INFORMATION PROVIDED

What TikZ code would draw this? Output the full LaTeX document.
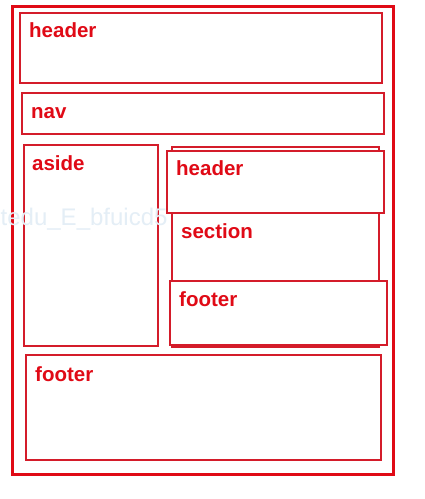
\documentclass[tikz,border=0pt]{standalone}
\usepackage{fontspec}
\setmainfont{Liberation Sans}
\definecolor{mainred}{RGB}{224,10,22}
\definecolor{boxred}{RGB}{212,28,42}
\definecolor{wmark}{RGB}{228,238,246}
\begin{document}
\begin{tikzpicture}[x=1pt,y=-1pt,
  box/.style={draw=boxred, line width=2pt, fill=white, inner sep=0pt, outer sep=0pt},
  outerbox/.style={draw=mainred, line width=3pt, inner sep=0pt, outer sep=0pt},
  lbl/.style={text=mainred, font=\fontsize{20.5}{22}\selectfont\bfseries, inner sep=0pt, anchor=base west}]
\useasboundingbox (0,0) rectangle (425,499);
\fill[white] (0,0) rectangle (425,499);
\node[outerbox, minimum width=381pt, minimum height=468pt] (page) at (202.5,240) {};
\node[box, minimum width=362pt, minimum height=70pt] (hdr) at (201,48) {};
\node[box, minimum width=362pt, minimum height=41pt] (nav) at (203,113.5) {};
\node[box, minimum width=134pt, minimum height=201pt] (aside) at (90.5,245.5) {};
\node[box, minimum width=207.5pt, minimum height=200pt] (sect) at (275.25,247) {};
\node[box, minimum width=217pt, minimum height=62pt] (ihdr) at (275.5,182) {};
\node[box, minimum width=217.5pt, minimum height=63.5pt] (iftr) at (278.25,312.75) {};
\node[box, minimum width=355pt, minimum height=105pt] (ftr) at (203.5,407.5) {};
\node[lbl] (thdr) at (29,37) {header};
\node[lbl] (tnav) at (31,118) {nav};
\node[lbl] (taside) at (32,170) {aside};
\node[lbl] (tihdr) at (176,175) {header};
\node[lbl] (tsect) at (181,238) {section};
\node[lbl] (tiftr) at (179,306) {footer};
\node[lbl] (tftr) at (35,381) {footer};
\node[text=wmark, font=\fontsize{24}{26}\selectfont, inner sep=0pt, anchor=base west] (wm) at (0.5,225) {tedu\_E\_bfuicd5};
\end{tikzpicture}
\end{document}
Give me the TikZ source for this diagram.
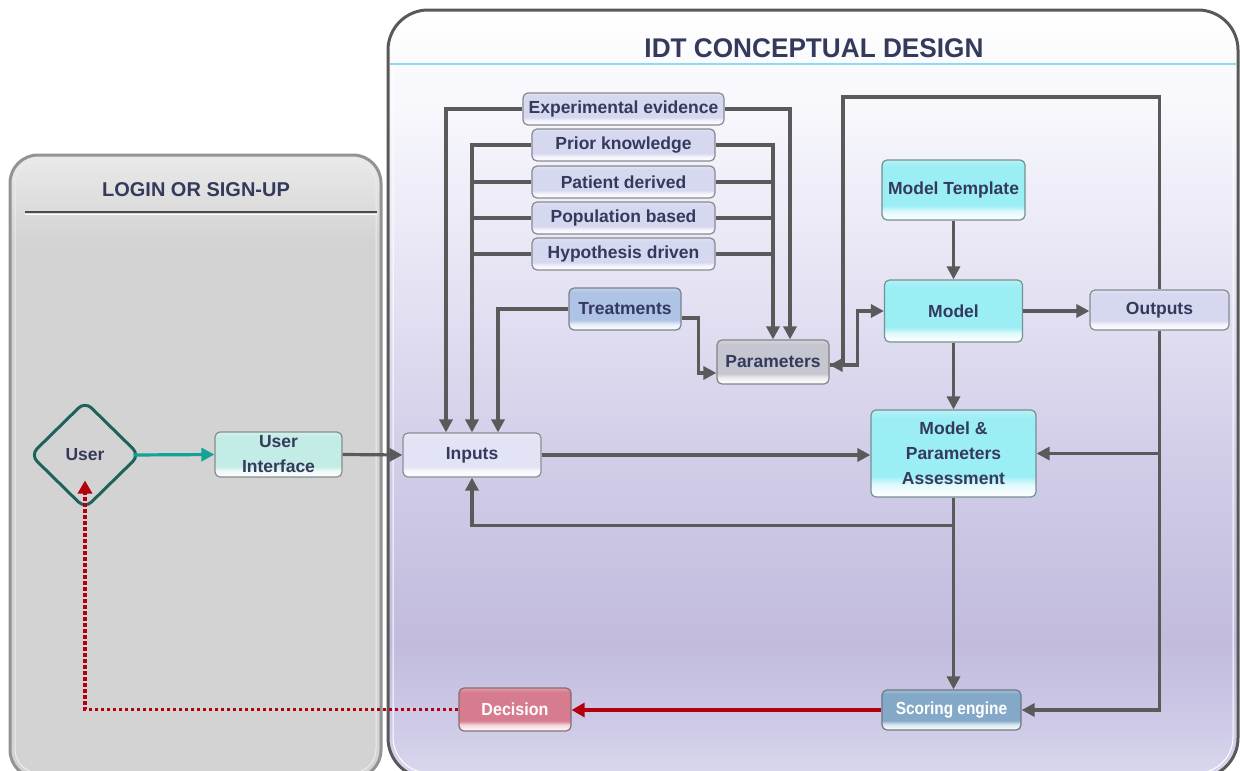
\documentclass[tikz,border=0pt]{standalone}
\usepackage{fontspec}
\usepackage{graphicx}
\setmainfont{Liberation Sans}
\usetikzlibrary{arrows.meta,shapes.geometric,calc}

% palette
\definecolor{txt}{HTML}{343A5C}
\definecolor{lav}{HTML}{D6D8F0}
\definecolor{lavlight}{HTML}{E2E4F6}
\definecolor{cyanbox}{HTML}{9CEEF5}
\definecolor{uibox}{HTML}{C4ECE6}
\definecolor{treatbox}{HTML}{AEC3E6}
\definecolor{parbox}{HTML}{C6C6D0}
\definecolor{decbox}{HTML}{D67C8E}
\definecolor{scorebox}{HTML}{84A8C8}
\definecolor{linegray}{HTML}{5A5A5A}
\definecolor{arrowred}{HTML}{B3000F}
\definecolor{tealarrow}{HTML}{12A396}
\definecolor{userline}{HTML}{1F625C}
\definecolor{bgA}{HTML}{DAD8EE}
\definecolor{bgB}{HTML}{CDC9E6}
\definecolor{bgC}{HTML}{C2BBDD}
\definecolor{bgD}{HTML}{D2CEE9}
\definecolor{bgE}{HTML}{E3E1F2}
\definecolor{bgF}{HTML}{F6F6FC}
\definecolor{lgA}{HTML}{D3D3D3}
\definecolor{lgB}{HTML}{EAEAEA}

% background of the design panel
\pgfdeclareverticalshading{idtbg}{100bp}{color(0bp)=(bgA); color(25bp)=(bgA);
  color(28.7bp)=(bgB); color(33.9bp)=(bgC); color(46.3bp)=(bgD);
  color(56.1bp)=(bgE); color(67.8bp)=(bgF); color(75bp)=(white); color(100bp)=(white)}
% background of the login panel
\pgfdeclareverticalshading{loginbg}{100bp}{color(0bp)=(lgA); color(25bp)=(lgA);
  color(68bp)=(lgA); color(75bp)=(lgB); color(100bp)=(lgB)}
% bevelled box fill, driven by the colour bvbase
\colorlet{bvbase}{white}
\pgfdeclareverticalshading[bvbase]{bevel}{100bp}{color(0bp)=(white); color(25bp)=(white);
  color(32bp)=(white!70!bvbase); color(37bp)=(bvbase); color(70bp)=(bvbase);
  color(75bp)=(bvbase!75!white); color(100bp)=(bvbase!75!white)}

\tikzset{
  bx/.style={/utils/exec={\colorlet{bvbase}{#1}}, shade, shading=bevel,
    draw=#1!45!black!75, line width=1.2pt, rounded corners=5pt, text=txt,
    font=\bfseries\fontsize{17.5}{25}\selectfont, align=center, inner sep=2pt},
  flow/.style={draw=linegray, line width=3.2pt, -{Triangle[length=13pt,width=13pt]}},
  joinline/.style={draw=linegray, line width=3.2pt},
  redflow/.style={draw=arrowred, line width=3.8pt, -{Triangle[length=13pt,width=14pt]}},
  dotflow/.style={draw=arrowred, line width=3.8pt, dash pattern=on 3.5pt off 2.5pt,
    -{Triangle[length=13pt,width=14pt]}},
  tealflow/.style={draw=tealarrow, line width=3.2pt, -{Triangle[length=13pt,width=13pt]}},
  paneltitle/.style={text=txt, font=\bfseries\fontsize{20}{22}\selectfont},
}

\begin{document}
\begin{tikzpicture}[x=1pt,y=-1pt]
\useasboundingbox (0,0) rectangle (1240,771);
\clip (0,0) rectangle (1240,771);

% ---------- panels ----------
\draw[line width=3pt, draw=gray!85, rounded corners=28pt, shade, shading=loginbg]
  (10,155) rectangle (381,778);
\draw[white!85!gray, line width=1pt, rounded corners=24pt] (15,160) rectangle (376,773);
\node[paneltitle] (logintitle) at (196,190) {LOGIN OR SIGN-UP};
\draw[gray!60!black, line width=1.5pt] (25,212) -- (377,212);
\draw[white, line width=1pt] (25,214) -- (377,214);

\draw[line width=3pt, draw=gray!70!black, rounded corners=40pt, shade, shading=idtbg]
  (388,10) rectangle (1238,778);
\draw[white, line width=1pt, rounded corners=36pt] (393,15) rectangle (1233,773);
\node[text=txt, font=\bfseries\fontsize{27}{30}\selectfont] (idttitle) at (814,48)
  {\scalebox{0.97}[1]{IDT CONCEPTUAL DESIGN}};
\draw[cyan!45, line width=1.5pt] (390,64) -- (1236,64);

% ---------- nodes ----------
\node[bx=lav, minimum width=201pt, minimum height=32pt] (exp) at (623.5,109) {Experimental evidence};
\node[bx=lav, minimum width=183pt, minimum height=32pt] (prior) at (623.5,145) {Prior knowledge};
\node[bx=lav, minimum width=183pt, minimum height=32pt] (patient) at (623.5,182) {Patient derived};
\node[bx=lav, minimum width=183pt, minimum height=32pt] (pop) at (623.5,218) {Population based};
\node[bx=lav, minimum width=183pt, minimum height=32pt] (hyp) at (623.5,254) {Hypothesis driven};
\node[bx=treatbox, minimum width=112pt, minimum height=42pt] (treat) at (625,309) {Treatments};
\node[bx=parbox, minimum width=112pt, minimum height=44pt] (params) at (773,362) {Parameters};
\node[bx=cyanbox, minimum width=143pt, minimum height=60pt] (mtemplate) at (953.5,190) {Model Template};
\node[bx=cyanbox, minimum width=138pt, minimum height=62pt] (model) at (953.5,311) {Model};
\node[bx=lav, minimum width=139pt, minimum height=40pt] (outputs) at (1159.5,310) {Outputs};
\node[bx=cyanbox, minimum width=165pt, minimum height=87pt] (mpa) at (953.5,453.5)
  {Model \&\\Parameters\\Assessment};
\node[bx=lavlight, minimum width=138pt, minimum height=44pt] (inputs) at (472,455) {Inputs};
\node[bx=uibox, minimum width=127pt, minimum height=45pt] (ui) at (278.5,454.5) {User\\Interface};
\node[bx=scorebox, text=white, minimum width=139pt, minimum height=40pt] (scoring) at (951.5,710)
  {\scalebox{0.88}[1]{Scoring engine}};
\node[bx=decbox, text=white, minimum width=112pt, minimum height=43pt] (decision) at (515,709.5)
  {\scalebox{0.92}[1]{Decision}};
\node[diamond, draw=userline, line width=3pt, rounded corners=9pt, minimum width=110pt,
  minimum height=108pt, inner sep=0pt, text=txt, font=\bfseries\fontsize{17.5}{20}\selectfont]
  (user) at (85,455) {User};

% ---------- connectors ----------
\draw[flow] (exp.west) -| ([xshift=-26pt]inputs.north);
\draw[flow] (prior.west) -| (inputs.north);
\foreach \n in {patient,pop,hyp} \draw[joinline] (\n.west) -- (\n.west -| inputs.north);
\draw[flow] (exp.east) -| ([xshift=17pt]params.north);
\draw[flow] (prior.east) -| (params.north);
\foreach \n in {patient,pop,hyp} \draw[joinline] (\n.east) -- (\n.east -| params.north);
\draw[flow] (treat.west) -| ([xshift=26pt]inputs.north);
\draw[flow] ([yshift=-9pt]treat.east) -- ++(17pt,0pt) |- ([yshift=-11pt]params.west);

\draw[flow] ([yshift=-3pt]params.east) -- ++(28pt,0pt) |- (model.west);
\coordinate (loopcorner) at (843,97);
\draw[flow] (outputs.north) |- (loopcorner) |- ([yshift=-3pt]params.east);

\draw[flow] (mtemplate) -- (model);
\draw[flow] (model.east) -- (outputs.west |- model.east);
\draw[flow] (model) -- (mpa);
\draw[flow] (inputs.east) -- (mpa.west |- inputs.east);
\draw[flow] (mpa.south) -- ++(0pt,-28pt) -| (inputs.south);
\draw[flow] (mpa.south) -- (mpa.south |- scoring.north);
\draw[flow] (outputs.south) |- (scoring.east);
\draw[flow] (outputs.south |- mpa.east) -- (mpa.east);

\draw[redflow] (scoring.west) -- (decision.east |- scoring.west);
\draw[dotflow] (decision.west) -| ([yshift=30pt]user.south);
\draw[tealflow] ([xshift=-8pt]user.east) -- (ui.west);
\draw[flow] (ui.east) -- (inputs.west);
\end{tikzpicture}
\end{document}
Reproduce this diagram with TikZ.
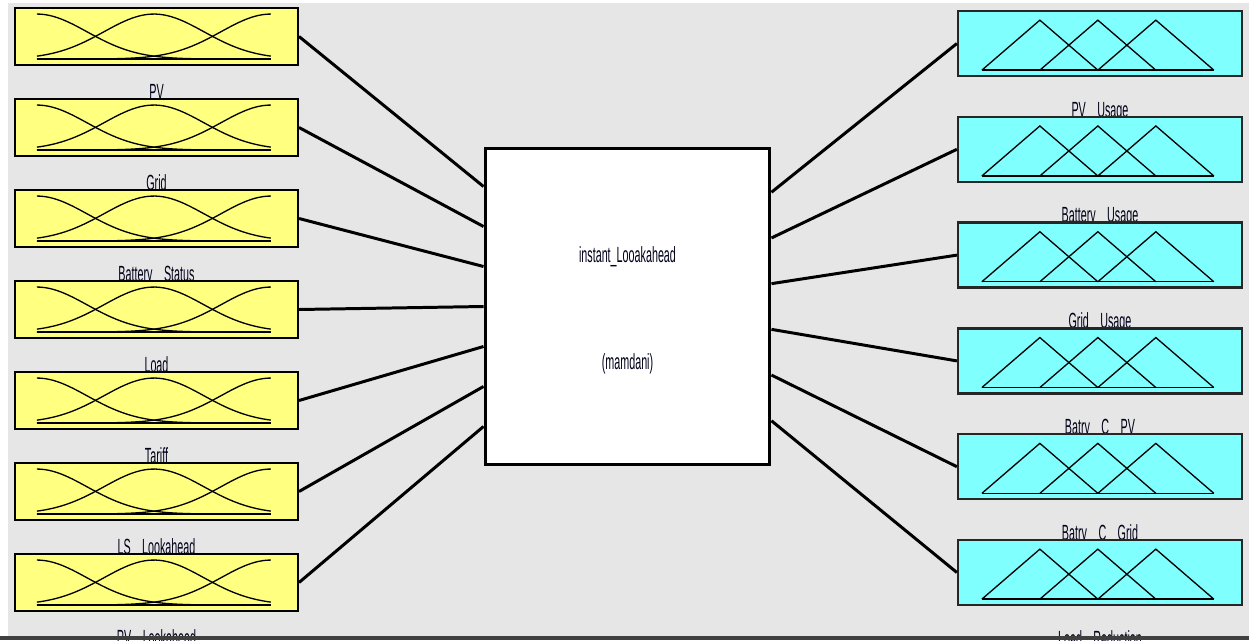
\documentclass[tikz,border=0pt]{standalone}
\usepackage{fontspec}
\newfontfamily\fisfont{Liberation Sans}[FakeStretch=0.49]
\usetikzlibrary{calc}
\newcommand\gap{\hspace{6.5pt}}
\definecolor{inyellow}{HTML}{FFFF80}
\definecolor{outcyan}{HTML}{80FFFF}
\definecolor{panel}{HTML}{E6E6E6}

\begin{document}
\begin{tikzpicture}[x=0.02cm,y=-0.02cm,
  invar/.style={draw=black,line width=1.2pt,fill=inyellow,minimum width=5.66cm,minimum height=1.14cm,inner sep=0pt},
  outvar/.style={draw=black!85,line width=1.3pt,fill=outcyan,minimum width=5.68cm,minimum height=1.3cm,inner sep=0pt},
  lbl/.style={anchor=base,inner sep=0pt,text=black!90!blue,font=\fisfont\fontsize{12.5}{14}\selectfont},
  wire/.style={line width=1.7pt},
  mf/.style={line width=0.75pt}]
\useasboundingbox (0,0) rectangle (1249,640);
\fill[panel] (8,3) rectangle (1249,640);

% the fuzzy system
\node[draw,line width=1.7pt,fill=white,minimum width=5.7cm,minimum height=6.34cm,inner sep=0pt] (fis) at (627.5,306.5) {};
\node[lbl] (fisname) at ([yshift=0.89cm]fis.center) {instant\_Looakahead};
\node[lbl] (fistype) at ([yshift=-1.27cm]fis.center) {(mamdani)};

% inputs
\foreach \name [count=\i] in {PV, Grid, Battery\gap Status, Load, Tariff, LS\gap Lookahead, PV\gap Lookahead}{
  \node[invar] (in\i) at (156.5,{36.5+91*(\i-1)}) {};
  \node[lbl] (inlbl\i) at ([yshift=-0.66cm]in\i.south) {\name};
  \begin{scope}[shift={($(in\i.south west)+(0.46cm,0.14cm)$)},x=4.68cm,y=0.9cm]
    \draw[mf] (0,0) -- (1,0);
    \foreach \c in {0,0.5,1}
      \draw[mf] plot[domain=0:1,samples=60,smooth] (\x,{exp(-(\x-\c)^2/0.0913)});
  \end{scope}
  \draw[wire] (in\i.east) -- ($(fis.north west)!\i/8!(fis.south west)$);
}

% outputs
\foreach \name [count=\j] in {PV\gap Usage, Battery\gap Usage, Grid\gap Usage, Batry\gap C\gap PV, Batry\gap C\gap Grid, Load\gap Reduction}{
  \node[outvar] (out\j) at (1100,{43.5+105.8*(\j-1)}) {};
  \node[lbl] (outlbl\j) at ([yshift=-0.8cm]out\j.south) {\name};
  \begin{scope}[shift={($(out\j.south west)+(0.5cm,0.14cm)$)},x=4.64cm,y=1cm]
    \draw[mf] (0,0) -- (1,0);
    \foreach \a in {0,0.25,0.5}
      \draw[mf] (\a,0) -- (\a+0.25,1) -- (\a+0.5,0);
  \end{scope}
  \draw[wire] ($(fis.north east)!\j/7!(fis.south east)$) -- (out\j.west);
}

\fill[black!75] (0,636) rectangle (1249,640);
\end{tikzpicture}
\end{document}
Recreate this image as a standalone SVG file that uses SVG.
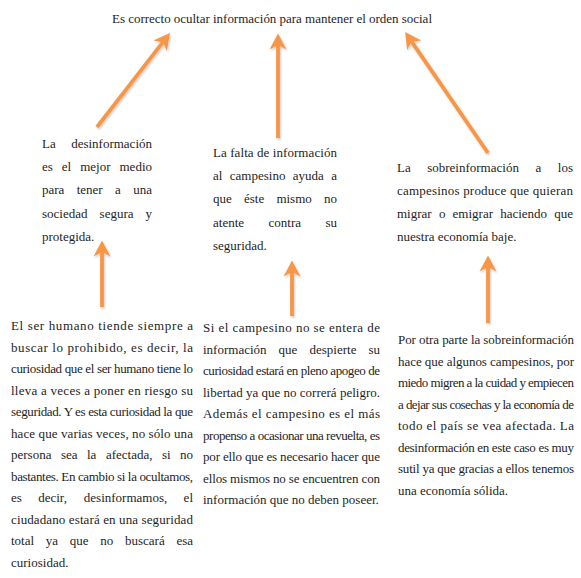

SHORT TASK
Word for word, retype the lines in the entries above that run from the one with "Reproduce this diagram with TikZ." through the one with "(fistype) at ([yshift=-1.27cm]fis.center)". Both ends count; pictures do not.

ANSWER TO THIS PROBLEM
Reproduce this diagram with TikZ.
\documentclass[tikz,border=0pt]{standalone}
\usepackage{fontspec}
\newfontfamily\fisfont{Liberation Sans}[FakeStretch=0.49]
\usetikzlibrary{calc}
\newcommand\gap{\hspace{6.5pt}}
\definecolor{inyellow}{HTML}{FFFF80}
\definecolor{outcyan}{HTML}{80FFFF}
\definecolor{panel}{HTML}{E6E6E6}

\begin{document}
\begin{tikzpicture}[x=0.02cm,y=-0.02cm,
  invar/.style={draw=black,line width=1.2pt,fill=inyellow,minimum width=5.66cm,minimum height=1.14cm,inner sep=0pt},
  outvar/.style={draw=black!85,line width=1.3pt,fill=outcyan,minimum width=5.68cm,minimum height=1.3cm,inner sep=0pt},
  lbl/.style={anchor=base,inner sep=0pt,text=black!90!blue,font=\fisfont\fontsize{12.5}{14}\selectfont},
  wire/.style={line width=1.7pt},
  mf/.style={line width=0.75pt}]
\useasboundingbox (0,0) rectangle (1249,640);
\fill[panel] (8,3) rectangle (1249,640);

% the fuzzy system
\node[draw,line width=1.7pt,fill=white,minimum width=5.7cm,minimum height=6.34cm,inner sep=0pt] (fis) at (627.5,306.5) {};
\node[lbl] (fisname) at ([yshift=0.89cm]fis.center) {instant\_Looakahead};
\node[lbl] (fistype) at ([yshift=-1.27cm]fis.center) {(mamdani)};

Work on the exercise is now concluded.